James Ensor’s “Le feu d’artifice (Fireworks)” (1887) at the Albright-Knox Art Gallery is representational, but it too verges on the abstract. Franziska Holstein’s “Fireworks (Blitzknaller)” (2006) sets the display within architecture, but the form of the fireworks itself set against a black field would make a great scene in its own right.
Utagawa Hiroshige. “Fireworks at Ryogoku (Ryogoku hanabi)” (1852) from the series “Reflections on Water at Famous Places in Edo.” Art Institute of Chicago.
Reflections
If one is lucky enough to see fireworks displays over the water, cast reflections can be particularly stunning. In the this color woodblock print by a Japanese artist, all we see of the fireworks are their echo in the water. Even that is enough to grab the attention of the figures in boats. (My favorite is that deep blue.)
“Ladies Celebrating Diwali” (c. 1760). Northern India, Uttar Pradesh, Lucknow. Opaque watercolor and gold on paper. Cleveland Museum of Art.
Women and fireworks
Last, but certainly not least, I noticed quite a few pictures depicting women viewing and setting off fireworks. In this image, a noblewoman enthroned and other attending women hold sparklers while celebrating the New Year. Men do the same on boats in the distance, and overhead, fireworks are displayed beneath a full moon.

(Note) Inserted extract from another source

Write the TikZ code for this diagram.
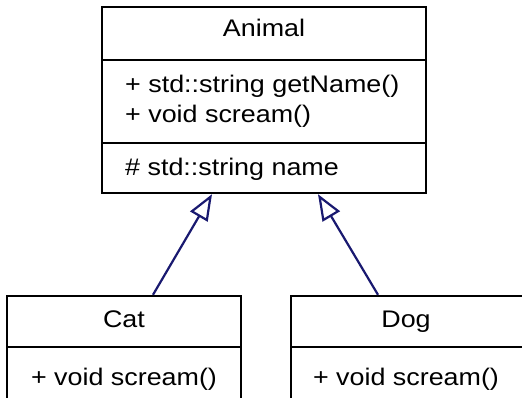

Women also feature prominently (or exclusively) in the Cleveland museum’s “Enjoying the Evening Cool Along the Sumida River” (c. 1797-98) by Kitagawa Utamaro and in the Met’s “Two Court Ladies with Fireworks” (c. 1725), and the goddess Radha plays a central role in “Radha and Krishna watching fireworks in the night sky” at the National Museum in New Delhi.
I’m not sure what, if anything, to make of this beyond that women too viewed firework display spectacles, and did so over the course of centuries. (I see from a search that there are gender-reveal fireworks on the market today, evidently.) I’ll ponder this further; please share thoughts in the comments!
This is rather engaging! I happened to have spent the past few days with a key family in the firework industry, and passed it on to their network. The melange of pictures and descriptions provide a wonderful overview of this topic.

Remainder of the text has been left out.